┌─ Data lines

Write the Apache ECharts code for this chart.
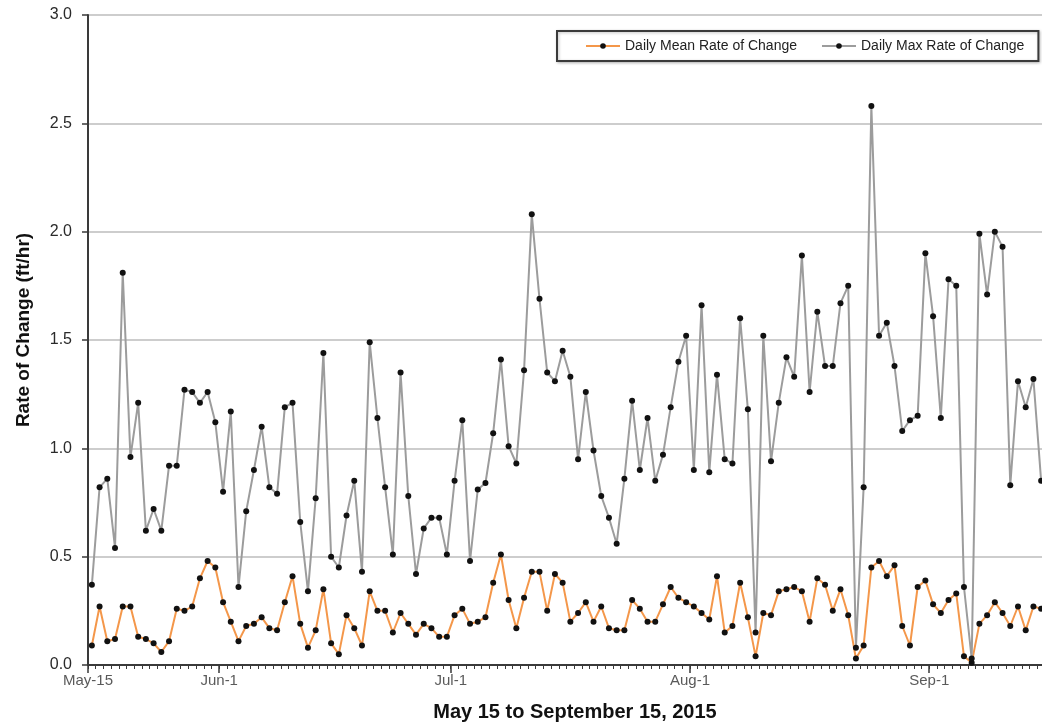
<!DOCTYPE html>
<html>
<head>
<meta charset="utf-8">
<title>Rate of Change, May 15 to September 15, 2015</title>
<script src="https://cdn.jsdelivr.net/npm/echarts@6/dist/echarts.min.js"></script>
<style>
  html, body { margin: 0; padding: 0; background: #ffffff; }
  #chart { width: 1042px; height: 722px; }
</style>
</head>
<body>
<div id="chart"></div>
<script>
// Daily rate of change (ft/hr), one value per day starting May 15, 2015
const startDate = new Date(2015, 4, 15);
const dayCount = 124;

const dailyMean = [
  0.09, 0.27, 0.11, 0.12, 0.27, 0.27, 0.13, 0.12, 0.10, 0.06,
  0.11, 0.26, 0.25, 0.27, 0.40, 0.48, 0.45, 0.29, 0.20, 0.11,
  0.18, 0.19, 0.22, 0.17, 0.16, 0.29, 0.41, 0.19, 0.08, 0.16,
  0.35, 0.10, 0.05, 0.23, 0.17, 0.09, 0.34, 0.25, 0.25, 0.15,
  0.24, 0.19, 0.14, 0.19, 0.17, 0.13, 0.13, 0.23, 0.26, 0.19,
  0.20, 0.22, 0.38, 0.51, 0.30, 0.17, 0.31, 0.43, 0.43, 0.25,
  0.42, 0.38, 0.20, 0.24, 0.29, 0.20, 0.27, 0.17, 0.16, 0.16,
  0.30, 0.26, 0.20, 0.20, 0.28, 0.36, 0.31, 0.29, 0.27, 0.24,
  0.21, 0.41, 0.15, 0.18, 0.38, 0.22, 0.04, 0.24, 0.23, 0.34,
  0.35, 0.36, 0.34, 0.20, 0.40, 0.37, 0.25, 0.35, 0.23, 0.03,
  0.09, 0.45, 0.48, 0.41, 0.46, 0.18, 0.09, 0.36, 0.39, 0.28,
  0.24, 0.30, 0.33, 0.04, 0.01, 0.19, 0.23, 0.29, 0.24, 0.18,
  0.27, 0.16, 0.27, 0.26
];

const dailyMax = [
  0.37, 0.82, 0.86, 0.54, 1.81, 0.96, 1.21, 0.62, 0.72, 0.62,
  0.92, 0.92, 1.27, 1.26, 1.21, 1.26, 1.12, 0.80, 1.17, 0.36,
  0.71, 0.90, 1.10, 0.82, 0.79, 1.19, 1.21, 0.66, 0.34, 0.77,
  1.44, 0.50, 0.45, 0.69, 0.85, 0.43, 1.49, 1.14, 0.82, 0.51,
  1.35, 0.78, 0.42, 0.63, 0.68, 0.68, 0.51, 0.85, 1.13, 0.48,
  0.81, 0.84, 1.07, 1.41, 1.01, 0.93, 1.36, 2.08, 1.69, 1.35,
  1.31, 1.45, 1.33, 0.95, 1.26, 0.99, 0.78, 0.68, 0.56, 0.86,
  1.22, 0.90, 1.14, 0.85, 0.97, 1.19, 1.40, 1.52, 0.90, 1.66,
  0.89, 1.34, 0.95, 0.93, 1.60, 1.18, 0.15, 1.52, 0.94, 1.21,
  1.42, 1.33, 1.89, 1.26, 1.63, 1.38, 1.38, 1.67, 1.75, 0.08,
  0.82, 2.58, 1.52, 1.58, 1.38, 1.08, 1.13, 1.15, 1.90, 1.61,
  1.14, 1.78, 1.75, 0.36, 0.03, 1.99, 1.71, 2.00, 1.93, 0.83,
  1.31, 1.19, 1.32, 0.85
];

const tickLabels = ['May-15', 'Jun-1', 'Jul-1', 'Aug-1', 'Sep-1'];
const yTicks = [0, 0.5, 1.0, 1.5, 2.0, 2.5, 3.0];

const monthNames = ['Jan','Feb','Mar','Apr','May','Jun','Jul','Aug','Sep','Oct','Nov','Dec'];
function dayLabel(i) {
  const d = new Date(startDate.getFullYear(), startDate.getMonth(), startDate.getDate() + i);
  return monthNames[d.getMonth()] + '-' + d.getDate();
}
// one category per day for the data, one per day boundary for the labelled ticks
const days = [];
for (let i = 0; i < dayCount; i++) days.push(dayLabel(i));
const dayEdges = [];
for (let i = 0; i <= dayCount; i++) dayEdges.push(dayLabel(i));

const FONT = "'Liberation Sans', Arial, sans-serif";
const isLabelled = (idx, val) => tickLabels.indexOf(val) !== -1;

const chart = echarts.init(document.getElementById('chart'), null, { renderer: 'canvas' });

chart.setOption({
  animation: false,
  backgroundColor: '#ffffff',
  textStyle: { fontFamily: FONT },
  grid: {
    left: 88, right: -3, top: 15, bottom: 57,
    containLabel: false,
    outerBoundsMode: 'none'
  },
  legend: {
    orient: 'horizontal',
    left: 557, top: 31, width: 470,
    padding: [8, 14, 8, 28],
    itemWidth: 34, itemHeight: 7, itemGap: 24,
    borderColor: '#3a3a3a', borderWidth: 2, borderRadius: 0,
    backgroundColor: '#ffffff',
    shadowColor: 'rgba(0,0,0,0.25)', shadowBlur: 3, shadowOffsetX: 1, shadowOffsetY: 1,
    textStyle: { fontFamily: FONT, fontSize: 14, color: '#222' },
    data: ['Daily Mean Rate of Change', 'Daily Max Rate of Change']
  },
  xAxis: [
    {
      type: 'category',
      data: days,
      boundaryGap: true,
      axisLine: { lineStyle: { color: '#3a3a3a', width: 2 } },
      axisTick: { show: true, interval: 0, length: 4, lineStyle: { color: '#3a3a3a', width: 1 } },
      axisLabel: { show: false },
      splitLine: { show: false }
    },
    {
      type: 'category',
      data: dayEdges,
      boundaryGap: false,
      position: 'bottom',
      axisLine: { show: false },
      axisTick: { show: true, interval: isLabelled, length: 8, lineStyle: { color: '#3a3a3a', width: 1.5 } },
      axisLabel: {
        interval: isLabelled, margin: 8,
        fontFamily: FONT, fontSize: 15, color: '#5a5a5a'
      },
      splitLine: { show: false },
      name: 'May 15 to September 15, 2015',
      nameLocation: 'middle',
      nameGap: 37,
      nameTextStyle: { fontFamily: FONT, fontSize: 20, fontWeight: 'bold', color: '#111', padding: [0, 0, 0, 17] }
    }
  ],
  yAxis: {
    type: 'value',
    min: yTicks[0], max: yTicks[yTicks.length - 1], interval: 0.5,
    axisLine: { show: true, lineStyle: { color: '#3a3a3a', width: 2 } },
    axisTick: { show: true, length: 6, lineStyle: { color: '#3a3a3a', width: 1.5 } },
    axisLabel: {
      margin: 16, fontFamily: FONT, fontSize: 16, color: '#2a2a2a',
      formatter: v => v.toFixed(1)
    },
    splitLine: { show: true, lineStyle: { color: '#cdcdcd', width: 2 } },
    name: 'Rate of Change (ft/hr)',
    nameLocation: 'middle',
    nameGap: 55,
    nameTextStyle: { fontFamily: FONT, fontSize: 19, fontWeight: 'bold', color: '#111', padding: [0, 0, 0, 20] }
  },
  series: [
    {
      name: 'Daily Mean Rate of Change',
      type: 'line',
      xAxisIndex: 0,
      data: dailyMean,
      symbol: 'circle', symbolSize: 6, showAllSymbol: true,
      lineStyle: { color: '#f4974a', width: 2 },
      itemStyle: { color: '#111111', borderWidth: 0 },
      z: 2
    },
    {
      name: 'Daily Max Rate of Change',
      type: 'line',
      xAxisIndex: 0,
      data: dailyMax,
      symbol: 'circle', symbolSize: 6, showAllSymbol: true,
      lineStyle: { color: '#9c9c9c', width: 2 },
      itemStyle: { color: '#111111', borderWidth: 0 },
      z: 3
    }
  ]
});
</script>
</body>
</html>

└─

Make an exact copy of all the material, but keep the pictures out of it.

-- Task response --
Write the Apache ECharts code for this chart.
<!DOCTYPE html>
<html>
<head>
<meta charset="utf-8">
<title>Rate of Change, May 15 to September 15, 2015</title>
<script src="https://cdn.jsdelivr.net/npm/echarts@6/dist/echarts.min.js"></script>
<style>
  html, body { margin: 0; padding: 0; background: #ffffff; }
  #chart { width: 1042px; height: 722px; }
</style>
</head>
<body>
<div id="chart"></div>
<script>
// Daily rate of change (ft/hr), one value per day starting May 15, 2015
const startDate = new Date(2015, 4, 15);
const dayCount = 124;

const dailyMean = [
  0.09, 0.27, 0.11, 0.12, 0.27, 0.27, 0.13, 0.12, 0.10, 0.06,
  0.11, 0.26, 0.25, 0.27, 0.40, 0.48, 0.45, 0.29, 0.20, 0.11,
  0.18, 0.19, 0.22, 0.17, 0.16, 0.29, 0.41, 0.19, 0.08, 0.16,
  0.35, 0.10, 0.05, 0.23, 0.17, 0.09, 0.34, 0.25, 0.25, 0.15,
  0.24, 0.19, 0.14, 0.19, 0.17, 0.13, 0.13, 0.23, 0.26, 0.19,
  0.20, 0.22, 0.38, 0.51, 0.30, 0.17, 0.31, 0.43, 0.43, 0.25,
  0.42, 0.38, 0.20, 0.24, 0.29, 0.20, 0.27, 0.17, 0.16, 0.16,
  0.30, 0.26, 0.20, 0.20, 0.28, 0.36, 0.31, 0.29, 0.27, 0.24,
  0.21, 0.41, 0.15, 0.18, 0.38, 0.22, 0.04, 0.24, 0.23, 0.34,
  0.35, 0.36, 0.34, 0.20, 0.40, 0.37, 0.25, 0.35, 0.23, 0.03,
  0.09, 0.45, 0.48, 0.41, 0.46, 0.18, 0.09, 0.36, 0.39, 0.28,
  0.24, 0.30, 0.33, 0.04, 0.01, 0.19, 0.23, 0.29, 0.24, 0.18,
  0.27, 0.16, 0.27, 0.26
];

const dailyMax = [
  0.37, 0.82, 0.86, 0.54, 1.81, 0.96, 1.21, 0.62, 0.72, 0.62,
  0.92, 0.92, 1.27, 1.26, 1.21, 1.26, 1.12, 0.80, 1.17, 0.36,
  0.71, 0.90, 1.10, 0.82, 0.79, 1.19, 1.21, 0.66, 0.34, 0.77,
  1.44, 0.50, 0.45, 0.69, 0.85, 0.43, 1.49, 1.14, 0.82, 0.51,
  1.35, 0.78, 0.42, 0.63, 0.68, 0.68, 0.51, 0.85, 1.13, 0.48,
  0.81, 0.84, 1.07, 1.41, 1.01, 0.93, 1.36, 2.08, 1.69, 1.35,
  1.31, 1.45, 1.33, 0.95, 1.26, 0.99, 0.78, 0.68, 0.56, 0.86,
  1.22, 0.90, 1.14, 0.85, 0.97, 1.19, 1.40, 1.52, 0.90, 1.66,
  0.89, 1.34, 0.95, 0.93, 1.60, 1.18, 0.15, 1.52, 0.94, 1.21,
  1.42, 1.33, 1.89, 1.26, 1.63, 1.38, 1.38, 1.67, 1.75, 0.08,
  0.82, 2.58, 1.52, 1.58, 1.38, 1.08, 1.13, 1.15, 1.90, 1.61,
  1.14, 1.78, 1.75, 0.36, 0.03, 1.99, 1.71, 2.00, 1.93, 0.83,
  1.31, 1.19, 1.32, 0.85
];

const tickLabels = ['May-15', 'Jun-1', 'Jul-1', 'Aug-1', 'Sep-1'];
const yTicks = [0, 0.5, 1.0, 1.5, 2.0, 2.5, 3.0];

const monthNames = ['Jan','Feb','Mar','Apr','May','Jun','Jul','Aug','Sep','Oct','Nov','Dec'];
function dayLabel(i) {
  const d = new Date(startDate.getFullYear(), startDate.getMonth(), startDate.getDate() + i);
  return monthNames[d.getMonth()] + '-' + d.getDate();
}
// one category per day for the data, one per day boundary for the labelled ticks
const days = [];
for (let i = 0; i < dayCount; i++) days.push(dayLabel(i));
const dayEdges = [];
for (let i = 0; i <= dayCount; i++) dayEdges.push(dayLabel(i));

const FONT = "'Liberation Sans', Arial, sans-serif";
const isLabelled = (idx, val) => tickLabels.indexOf(val) !== -1;

const chart = echarts.init(document.getElementById('chart'), null, { renderer: 'canvas' });

chart.setOption({
  animation: false,
  backgroundColor: '#ffffff',
  textStyle: { fontFamily: FONT },
  grid: {
    left: 88, right: -3, top: 15, bottom: 57,
    containLabel: false,
    outerBoundsMode: 'none'
  },
  legend: {
    orient: 'horizontal',
    left: 557, top: 31, width: 470,
    padding: [8, 14, 8, 28],
    itemWidth: 34, itemHeight: 7, itemGap: 24,
    borderColor: '#3a3a3a', borderWidth: 2, borderRadius: 0,
    backgroundColor: '#ffffff',
    shadowColor: 'rgba(0,0,0,0.25)', shadowBlur: 3, shadowOffsetX: 1, shadowOffsetY: 1,
    textStyle: { fontFamily: FONT, fontSize: 14, color: '#222' },
    data: ['Daily Mean Rate of Change', 'Daily Max Rate of Change']
  },
  xAxis: [
    {
      type: 'category',
      data: days,
      boundaryGap: true,
      axisLine: { lineStyle: { color: '#3a3a3a', width: 2 } },
      axisTick: { show: true, interval: 0, length: 4, lineStyle: { color: '#3a3a3a', width: 1 } },
      axisLabel: { show: false },
      splitLine: { show: false }
    },
    {
      type: 'category',
      data: dayEdges,
      boundaryGap: false,
      position: 'bottom',
      axisLine: { show: false },
      axisTick: { show: true, interval: isLabelled, length: 8, lineStyle: { color: '#3a3a3a', width: 1.5 } },
      axisLabel: {
        interval: isLabelled, margin: 8,
        fontFamily: FONT, fontSize: 15, color: '#5a5a5a'
      },
      splitLine: { show: false },
      name: 'May 15 to September 15, 2015',
      nameLocation: 'middle',
      nameGap: 37,
      nameTextStyle: { fontFamily: FONT, fontSize: 20, fontWeight: 'bold', color: '#111', padding: [0, 0, 0, 17] }
    }
  ],
  yAxis: {
    type: 'value',
    min: yTicks[0], max: yTicks[yTicks.length - 1], interval: 0.5,
    axisLine: { show: true, lineStyle: { color: '#3a3a3a', width: 2 } },
    axisTick: { show: true, length: 6, lineStyle: { color: '#3a3a3a', width: 1.5 } },
    axisLabel: {
      margin: 16, fontFamily: FONT, fontSize: 16, color: '#2a2a2a',
      formatter: v => v.toFixed(1)
    },
    splitLine: { show: true, lineStyle: { color: '#cdcdcd', width: 2 } },
    name: 'Rate of Change (ft/hr)',
    nameLocation: 'middle',
    nameGap: 55,
    nameTextStyle: { fontFamily: FONT, fontSize: 19, fontWeight: 'bold', color: '#111', padding: [0, 0, 0, 20] }
  },
  series: [
    {
      name: 'Daily Mean Rate of Change',
      type: 'line',
      xAxisIndex: 0,
      data: dailyMean,
      symbol: 'circle', symbolSize: 6, showAllSymbol: true,
      lineStyle: { color: '#f4974a', width: 2 },
      itemStyle: { color: '#111111', borderWidth: 0 },
      z: 2
    },
    {
      name: 'Daily Max Rate of Change',
      type: 'line',
      xAxisIndex: 0,
      data: dailyMax,
      symbol: 'circle', symbolSize: 6, showAllSymbol: true,
      lineStyle: { color: '#9c9c9c', width: 2 },
      itemStyle: { color: '#111111', borderWidth: 0 },
      z: 3
    }
  ]
});
</script>
</body>
</html>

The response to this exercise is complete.